In this way, even if you update one or more gems Bundler only has to reinstall the gems that were updated. If nothing has changed, the bundle install command is a no-op that will be fast even without the Docker layer cache. Building a ‘final’ image for the same medium size rails app using this method only takes 10-20 seconds, depending on if any gems were updated since the base image was built.

Dealing with updates

One potential weakness of the prebuilt image system is that it will get more and more out of date as gems get updated. At work, we use the Depfu service to keep our dependencies updated and for some of our larger services we might update gems multiple times per week or even per day. If we don’t update the base image (or not often), it would get out of date fairly quickly and we would lose much of the benefits of our base image.

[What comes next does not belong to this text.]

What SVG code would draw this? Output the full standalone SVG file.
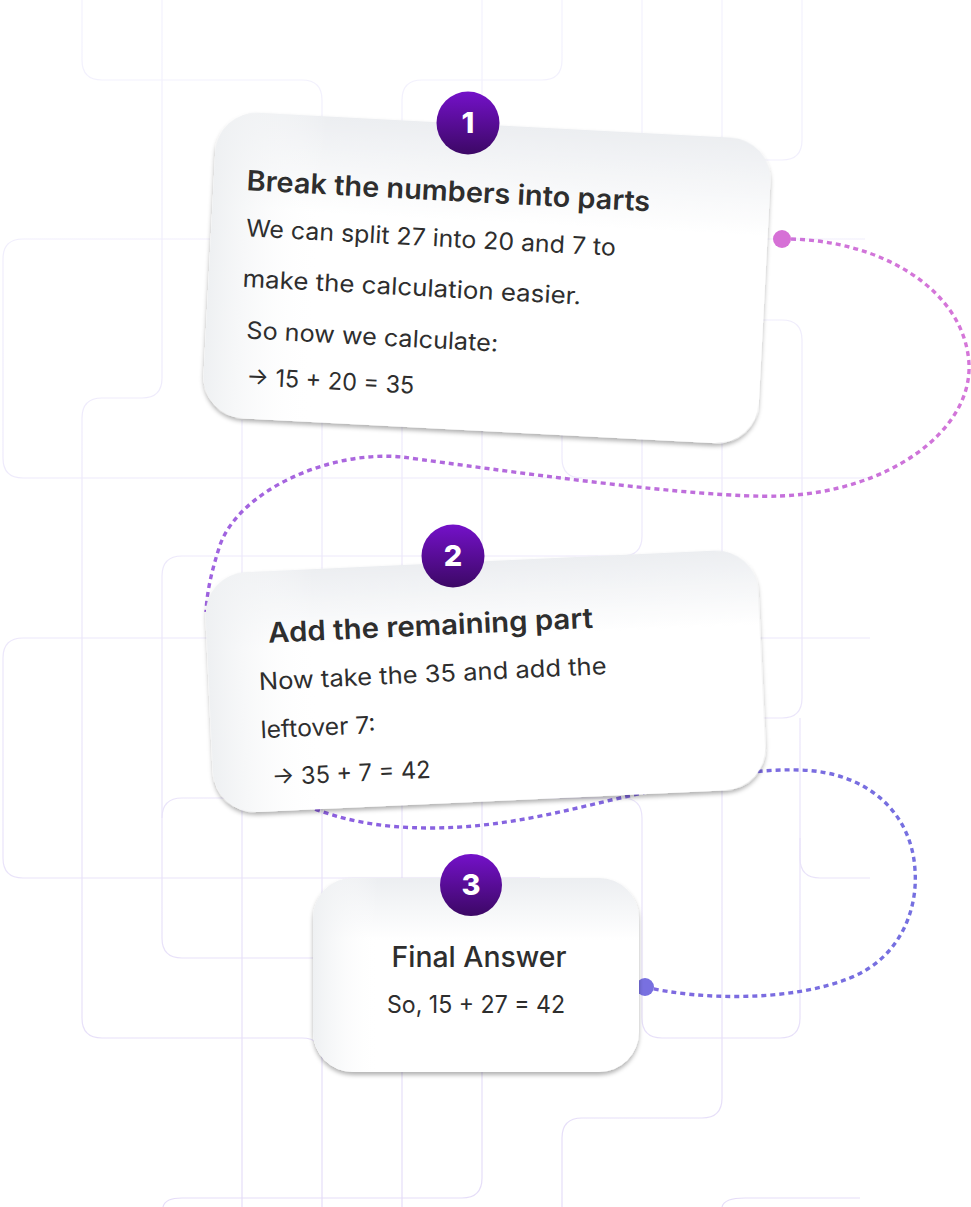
<svg xmlns="http://www.w3.org/2000/svg" width="971" height="1207" viewBox="0 0 971 1207">
  <defs>
    <linearGradient id="bgLine" gradientUnits="userSpaceOnUse" x1="0" y1="0" x2="0" y2="1207">
      <stop offset="0" stop-color="#f3f2fd"/>
      <stop offset="1" stop-color="#e5ddf8"/>
    </linearGradient>
    <linearGradient id="badge" x1="0" y1="0" x2="0" y2="1">
      <stop offset="0" stop-color="#7411c9"/>
      <stop offset="1" stop-color="#3c0865"/>
    </linearGradient>
    <linearGradient id="shadeV" x1="0" y1="0" x2="0" y2="1">
      <stop offset="0" stop-color="#eceef1"/>
      <stop offset="0.32" stop-color="#ffffff"/>
      <stop offset="1" stop-color="#ffffff"/>
    </linearGradient>
    <linearGradient id="shadeH" x1="0" y1="0" x2="1" y2="0">
      <stop offset="0" stop-color="#eef0f2" stop-opacity="1"/>
      <stop offset="0.2" stop-color="#ffffff" stop-opacity="0"/>
    </linearGradient>
    <linearGradient id="pinkLine" gradientUnits="userSpaceOnUse" x1="970" y1="240" x2="200" y2="600">
      <stop offset="0" stop-color="#d877d8"/>
      <stop offset="1" stop-color="#9d62e0"/>
    </linearGradient>
    <linearGradient id="blueLine" gradientUnits="userSpaceOnUse" x1="920" y1="900" x2="310" y2="810">
      <stop offset="0" stop-color="#7570e0"/>
      <stop offset="1" stop-color="#8e5fe0"/>
    </linearGradient>
    <filter id="shadow" x="-10%" y="-10%" width="120%" height="130%">
      <feDropShadow dx="0" dy="3" stdDeviation="2.2" flood-color="#000" flood-opacity="0.3"/>
    </filter>
  </defs>
  <style>
    .bg { fill: none; stroke: url(#bgLine); stroke-width: 1.2; }
    .conn { fill: none; stroke-width: 3.4; stroke-dasharray: 5 4; }
    .card { filter: url(#shadow); fill: url(#shadeV); }
    .cardH { fill: url(#shadeH); }
    .title { font-family: Inter, "Noto Sans", sans-serif; font-weight: 600; font-size: 28px; fill: #2e2e2e; }
    .body { font-family: Inter, "Noto Sans", sans-serif; font-weight: 400; font-size: 24px; fill: #2e2e2e; }
    .num { font-family: Inter, "Noto Sans", sans-serif; font-weight: 800; font-size: 29px; fill: #ffffff; text-anchor: middle; }
  </style>

  <rect width="971" height="1207" fill="#ffffff"/>

  <g id="background">
    <path class="bg" d="M82,0 V60 Q82,80 102,80 H302 Q322,80 322,100 V1207"/>
    <path class="bg" d="M162,0 V378 Q162,398 142,398 H102 Q82,398 82,418 V1018 Q82,1038 102,1038 H302 Q322,1038 322,1058"/>
    <path class="bg" d="M402,1207 V100 Q402,80 422,80 H542 Q562,80 562,60 V0"/>
    <path class="bg" d="M482,0 V1178 Q482,1198 462,1198 H182 Q165,1198 163,1207"/>
    <path class="bg" d="M642,0 V536 Q642,556 622,556 H182 Q162,556 162,576 V938 Q162,958 182,958 H320"/>
    <path class="bg" d="M162,818 Q162,798 182,798 H622 Q642,798 642,818 V1018 Q642,1038 662,1038 H780 Q800,1038 800,1018 V718"/>
    <path class="bg" d="M722,0 V1098 Q722,1118 702,1118 H582 Q562,1118 562,1138 V1207"/>
    <path class="bg" d="M802,0 V140 Q802,160 782,160 H760"/>
    <path class="bg" d="M760,320 H782 Q802,320 802,340 V698 Q802,718 782,718 H760"/>
    <path class="bg" d="M210,239 H23 Q3,239 3,259 V458 Q3,478 23,478 H870"/>
    <path class="bg" d="M765,239 H865"/>
    <path class="bg" d="M562,430 V458 Q562,478 582,478"/>
    <path class="bg" d="M220,638 H23 Q3,638 3,658 V858 Q3,878 23,878 H540"/>
    <path class="bg" d="M760,638 H870"/>
    <path class="bg" d="M800,838 V858 Q800,878 820,878 H870"/>
    <path class="bg" d="M242,420 V1207"/>
    <path class="bg" d="M722,1207 Q724,1198 745,1198 H860"/>
  </g>

  <g id="connectors">
    <path class="conn" stroke="url(#pinkLine)" d="M782,239 C880,238 965,290 969,364 C972,430 890,492 780,496 C700,499 500,470 402,457 C330,450 240,490 220,545 C212,570 207,590 206,612"/>
    <circle cx="782" cy="239" r="9" fill="#d670d6"/>
    <path class="conn" stroke="url(#blueLine)" d="M645,987 C700,1000 790,1002 850,978 C900,958 918,910 915,870 C912,815 870,772 800,770 C740,768 680,785 620,798 C560,812 500,828 430,828 C380,828 340,820 305,805"/>
    <circle cx="645" cy="987" r="9" fill="#7870e0"/>
  </g>

  <g id="step1">
    <g transform="translate(487,278) rotate(3)">
      <rect class="card" x="-278" y="-153" width="556" height="306" rx="42"/>
      <rect class="cardH" x="-278" y="-153" width="556" height="306" rx="42"/>
      <text class="title" x="-245" y="-75" textLength="404" lengthAdjust="spacingAndGlyphs">Break the numbers into parts</text>
      <text class="body" x="-243" y="-29" textLength="370" lengthAdjust="spacingAndGlyphs">We can split 27 into 20 and 7 to</text>
      <text class="body" x="-244" y="21.5" textLength="339" lengthAdjust="spacingAndGlyphs">make the calculation easier.</text>
      <text class="body" x="-237.5" y="73" textLength="252" lengthAdjust="spacingAndGlyphs">So now we calculate:</text>
      <text class="body" x="-235" y="119.5" textLength="168" lengthAdjust="spacingAndGlyphs">→ 15 + 20 = 35</text>
    </g>
    <circle cx="468" cy="123" r="31.5" fill="url(#badge)"/>
    <text class="num" x="468" y="133">1</text>
  </g>

  <g id="step2">
    <g transform="translate(485.6,681.3) rotate(-2.64)">
      <rect class="card" x="-276.5" y="-120" width="553" height="240" rx="42"/>
      <rect class="cardH" x="-276.5" y="-120" width="553" height="240" rx="42"/>
      <text class="title" x="-215" y="-48.6" textLength="325" lengthAdjust="spacingAndGlyphs">Add the remaining part</text>
      <text class="body" x="-226.6" y="-1.7" textLength="348" lengthAdjust="spacingAndGlyphs">Now take the 35 and add the</text>
      <text class="body" x="-227" y="46.6" textLength="115" lengthAdjust="spacingAndGlyphs">leftover 7:</text>
      <text class="body" x="-218" y="94" textLength="159" lengthAdjust="spacingAndGlyphs">→ 35 + 7 = 42</text>
    </g>
    <circle cx="453" cy="556" r="31.5" fill="url(#badge)"/>
    <text class="num" x="453" y="566">2</text>
  </g>

  <g id="step3">
    <rect class="card" x="313" y="878" width="326" height="194" rx="40"/>
    <rect class="cardH" x="313" y="878" width="326" height="194" rx="40"/>
    <text class="title" x="479" y="967" text-anchor="middle" style="font-weight:500" textLength="175" lengthAdjust="spacingAndGlyphs">Final Answer</text>
    <text class="body" x="476" y="1013" text-anchor="middle" textLength="178" lengthAdjust="spacingAndGlyphs">So, 15 + 27 = 42</text>
    <circle cx="471" cy="885" r="31" fill="url(#badge)"/>
    <text class="num" x="471" y="895">3</text>
  </g>
</svg>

To solve this, we run a daily cron job to update the base images with the latest gems. This essentially shifts the gem installation time to a time where we don’t care about it (ie at night) and also reuses the gem installation for all the image builds performed that day. Some companies have opted for a company wide base image for all their services, while we opted for a different approach with a per-service base image. There are benefits and drawbacks to both situations, and you should choose whatever fits your situation best.

Conclusion

The Docker layer cache is pretty great when it works, but it does not integrate well at all with package managers such as Bundler and Yarn (and presumably others, but I have no first hand knowledge of those). There are also situations where it is not available at all, such as in hosted CI environments like Travis CI and others. By building a base image we can radically increase build speed at the cost of only a small increase in complexity.